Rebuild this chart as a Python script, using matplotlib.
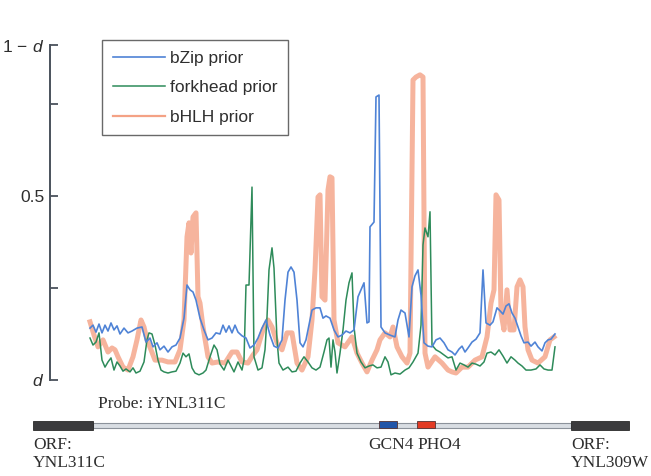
import matplotlib
matplotlib.use("Agg")
import matplotlib.pyplot as plt
from matplotlib.lines import Line2D
from matplotlib.patches import Rectangle

plt.rcParams['font.family'] = ['Liberation Sans', 'DejaVu Sans']
plt.rcParams['mathtext.fontset'] = 'custom'
plt.rcParams['mathtext.rm'] = 'Liberation Sans'
plt.rcParams['mathtext.it'] = 'Liberation Sans:italic'

# positions along the intergenic probe region (same units as the gene track)
bzip_x = [90, 93, 96, 99, 102, 105, 108, 111, 114, 117, 120, 124, 128, 132, 137, 142, 146, 150, 153, 157,
          160, 164, 168, 172, 176, 180, 184, 187, 190, 193, 196, 200, 204, 208, 212, 216, 220, 223, 226, 229,
          232, 235, 238, 242, 246, 250, 254, 258, 262, 266, 270, 274, 278, 282, 285, 288, 291, 294, 297, 300,
          303, 306, 309, 312, 316, 320, 323, 326, 330, 334, 338, 342, 346, 350, 354, 358, 361, 364, 367, 369,
          370, 374, 376, 379, 381, 385, 390, 395, 398, 401, 405, 409, 412, 415, 418, 421, 424, 428, 432, 436,
          440, 444, 448, 452, 455, 459, 462, 465, 468, 472, 476, 480, 483, 486, 490, 493, 497, 500, 503, 506,
          509, 512, 515, 518, 521, 524, 528, 531, 535, 538, 542, 545, 548, 551, 555]
bzip_y = [0.141, 0.149, 0.130, 0.152, 0.128, 0.149, 0.133, 0.155, 0.136, 0.147, 0.125, 0.141, 0.128, 0.133,
          0.141, 0.144, 0.103, 0.114, 0.090, 0.101, 0.082, 0.092, 0.076, 0.090, 0.095, 0.114, 0.168, 0.258,
          0.245, 0.239, 0.217, 0.168, 0.136, 0.109, 0.114, 0.128, 0.125, 0.149, 0.130, 0.147, 0.128, 0.149,
          0.130, 0.120, 0.114, 0.087, 0.095, 0.114, 0.141, 0.163, 0.122, 0.092, 0.087, 0.109, 0.217, 0.293,
          0.307, 0.293, 0.217, 0.101, 0.090, 0.109, 0.149, 0.190, 0.196, 0.196, 0.168, 0.174, 0.168, 0.136,
          0.117, 0.122, 0.133, 0.128, 0.136, 0.226, 0.245, 0.264, 0.155, 0.158, 0.416, 0.429, 0.769, 0.774,
          0.144, 0.128, 0.122, 0.117, 0.163, 0.190, 0.182, 0.117, 0.253, 0.283, 0.299, 0.231, 0.101, 0.092,
          0.090, 0.109, 0.114, 0.101, 0.082, 0.076, 0.068, 0.084, 0.092, 0.076, 0.087, 0.103, 0.111, 0.128,
          0.299, 0.155, 0.149, 0.158, 0.196, 0.188, 0.179, 0.201, 0.207, 0.182, 0.168, 0.144, 0.120, 0.101,
          0.103, 0.092, 0.103, 0.090, 0.079, 0.101, 0.109, 0.111, 0.125]

fork_x = [90, 93, 96, 99, 102, 105, 108, 111, 114, 117, 120, 123, 126, 130, 133, 136, 140, 144, 147, 149,
          152, 155, 158, 161, 164, 168, 172, 176, 180, 183, 186, 189, 192, 195, 199, 203, 206, 210, 214, 217,
          220, 224, 228, 231, 234, 238, 242, 244, 246, 249, 252, 254, 258, 262, 265, 267, 269, 272, 274, 277,
          279, 283, 288, 292, 296, 300, 304, 308, 312, 316, 320, 324, 327, 329, 331, 333, 335, 337, 340, 343,
          346, 349, 352, 354, 357, 361, 365, 369, 373, 377, 381, 385, 388, 391, 395, 400, 405, 409, 413, 418,
          421, 423, 425, 428, 430, 432, 436, 440, 444, 448, 452, 456, 460, 464, 468, 472, 476, 480, 484, 487,
          491, 495, 499, 503, 507, 511, 515, 518, 522, 526, 531, 536, 540, 544, 548, 552, 555]
fork_y = [0.114, 0.095, 0.103, 0.128, 0.054, 0.035, 0.049, 0.060, 0.027, 0.049, 0.038, 0.024, 0.030, 0.022,
          0.033, 0.019, 0.024, 0.049, 0.109, 0.128, 0.125, 0.095, 0.054, 0.027, 0.022, 0.019, 0.022, 0.024,
          0.046, 0.073, 0.063, 0.071, 0.033, 0.019, 0.014, 0.019, 0.027, 0.063, 0.095, 0.082, 0.043, 0.027,
          0.054, 0.038, 0.022, 0.049, 0.027, 0.054, 0.258, 0.258, 0.524, 0.063, 0.027, 0.033, 0.082, 0.171,
          0.299, 0.359, 0.304, 0.109, 0.046, 0.027, 0.035, 0.022, 0.024, 0.046, 0.063, 0.049, 0.033, 0.027,
          0.035, 0.076, 0.109, 0.114, 0.035, 0.109, 0.076, 0.019, 0.073, 0.136, 0.217, 0.264, 0.291, 0.144,
          0.073, 0.049, 0.033, 0.038, 0.041, 0.033, 0.035, 0.063, 0.049, 0.014, 0.019, 0.016, 0.027, 0.033,
          0.049, 0.073, 0.149, 0.367, 0.413, 0.389, 0.457, 0.095, 0.082, 0.076, 0.068, 0.060, 0.063, 0.027,
          0.046, 0.041, 0.035, 0.046, 0.043, 0.038, 0.049, 0.073, 0.076, 0.068, 0.082, 0.065, 0.046, 0.063,
          0.054, 0.046, 0.038, 0.027, 0.027, 0.030, 0.041, 0.030, 0.027, 0.027, 0.090]

bhlh_x = [90, 94, 98, 103, 108, 112, 115, 118, 123, 128, 133, 137, 141, 144, 147, 151, 155, 162, 168, 175,
          180, 184, 187, 189, 191, 193, 196, 198, 200, 203, 208, 212, 218, 225, 232, 237, 242, 248, 253, 257,
          263, 268, 272, 277, 282, 287, 292, 297, 302, 308, 312, 315, 318, 320, 322, 325, 328, 330, 332, 334,
          338, 345, 352, 357, 362, 367, 372, 377, 380, 385, 390, 393, 397, 402, 407, 410, 413, 416, 420, 423,
          425, 428, 435, 442, 448, 452, 456, 462, 468, 475, 482, 487, 491, 494, 496, 499, 501, 504, 507, 510,
          514, 517, 520, 523, 525, 528, 532, 538, 545, 550, 554]
bhlh_y = [0.158, 0.122, 0.090, 0.109, 0.076, 0.087, 0.082, 0.063, 0.035, 0.027, 0.063, 0.109, 0.163, 0.144,
          0.109, 0.082, 0.054, 0.054, 0.049, 0.049, 0.082, 0.163, 0.389, 0.427, 0.345, 0.443, 0.454, 0.226,
          0.209, 0.144, 0.063, 0.046, 0.049, 0.046, 0.076, 0.076, 0.049, 0.046, 0.068, 0.082, 0.136, 0.163,
          0.144, 0.101, 0.082, 0.128, 0.128, 0.046, 0.027, 0.063, 0.163, 0.299, 0.497, 0.503, 0.226, 0.217,
          0.516, 0.552, 0.549, 0.163, 0.101, 0.090, 0.117, 0.073, 0.046, 0.022, 0.054, 0.082, 0.109, 0.128,
          0.117, 0.144, 0.090, 0.063, 0.046, 0.073, 0.815, 0.823, 0.829, 0.823, 0.073, 0.035, 0.063, 0.046,
          0.027, 0.022, 0.019, 0.035, 0.035, 0.054, 0.063, 0.117, 0.209, 0.245, 0.503, 0.489, 0.182, 0.136,
          0.245, 0.136, 0.136, 0.253, 0.272, 0.253, 0.144, 0.082, 0.054, 0.046, 0.063, 0.109, 0.117]

series_labels = ['bZip prior', 'forkhead prior', 'bHLH prior']
y_ticks = [0, 0.25, 0.5, 0.75, 0.91]
y_tick_labels = ['$d$', '', '0.5', '', r'$1\,-\,d$']

# gene track: (name, start, end, colour)
orfs = [('YNL311C', 33, 93), ('YNL309W', 571, 629)]
probe_span = (93, 571)
sites = [('GCN4', 379, 397, '#2255a8'), ('PHO4', 417, 435, '#e23b24')]

blue = '#4f83d6'
green = '#2e8b5a'
salmon = '#f39878'
ink = '#2e2e2e'

W, H = 651, 476
fig = plt.figure(figsize=(W / 100, H / 100), dpi=100)
ax = fig.add_axes([50 / W, 96 / H, 578 / W, 335 / H])
ax.plot(bhlh_x, bhlh_y, color=salmon, lw=3.6, alpha=0.72, solid_joinstyle='round', zorder=1)
ax.plot(fork_x, fork_y, color=green, lw=1.1, zorder=2)
ax.plot(bzip_x, bzip_y, color=blue, lw=1.2, zorder=3)
ax.set_xlim(50, 628)
ax.set_ylim(0, 0.91)
for s in ['top', 'right', 'bottom']:
    ax.spines[s].set_visible(False)
ax.spines['left'].set_color('#4a525c')
ax.spines['left'].set_linewidth(1.4)
ax.set_xticks([])
ax.set_yticks(y_ticks)
ax.set_yticklabels(y_tick_labels)
ax.tick_params(axis='y', direction='in', length=6, width=1.3, color='#4a525c',
               labelsize=12.5, labelcolor=ink, pad=4)

handles = [Line2D([], [], color=blue, lw=1.2),
           Line2D([], [], color=green, lw=1.1),
           Line2D([], [], color=salmon, lw=1.6, alpha=0.9)]
leg = ax.legend(handles, series_labels, loc='upper left',
                bbox_to_anchor=(102 / W, 1 - 40 / H), bbox_transform=fig.transFigure,
                borderaxespad=0, fancybox=False, fontsize=12.5, handlelength=3.0,
                handletextpad=0.3, labelspacing=0.82, borderpad=0.62)
leg.get_frame().set_edgecolor('#444444')
leg.get_frame().set_linewidth(1.0)
for t in leg.get_texts():
    t.set_color(ink)

# gene track
tr = fig.add_axes([0, 0, 1, 95 / H])
tr.set_xlim(0, W)
tr.set_ylim(476, 381)
tr.axis('off')
tr.add_patch(Rectangle((probe_span[0], 423), probe_span[1] - probe_span[0], 5,
                       facecolor='#d9dee3', edgecolor='#8c939b', lw=0.8))
for name, a, b in orfs:
    tr.add_patch(Rectangle((a, 421), b - a, 9, facecolor='#3b3b3d', edgecolor='#2a2a2a', lw=0.6))
    tr.text(a, 445, 'ORF:', family='Liberation Serif', fontsize=12.5, color=ink, va='center')
    tr.text(a, 463, name, family='Liberation Serif', fontsize=12.5, color=ink, va='center')
for name, a, b, c in sites:
    tr.add_patch(Rectangle((a, 420.5), b - a, 7.5, facecolor=c, edgecolor='#553333', lw=0.6))
gcn4, pho4 = sites
tr.text(368, 445, gcn4[0], family='Liberation Serif', fontsize=12.5, color=ink, va='center')
tr.text(pho4[1], 445, pho4[0], family='Liberation Serif', fontsize=12.5, color=ink, va='center')
tr.text(98, 404, 'Probe: iYNL311C', family='Liberation Serif', fontsize=12.5, color=ink, va='center')

fig.savefig('out.png', dpi=100)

======

- **Stated exercise**
From the first line of the material down to the line containing "from matplotlib.patches import Rectangle", inclusive, return each line exactly, skipping any picture.

- **Exercise response**
Rebuild this chart as a Python script, using matplotlib.
import matplotlib
matplotlib.use("Agg")
import matplotlib.pyplot as plt
from matplotlib.lines import Line2D
from matplotlib.patches import Rectangle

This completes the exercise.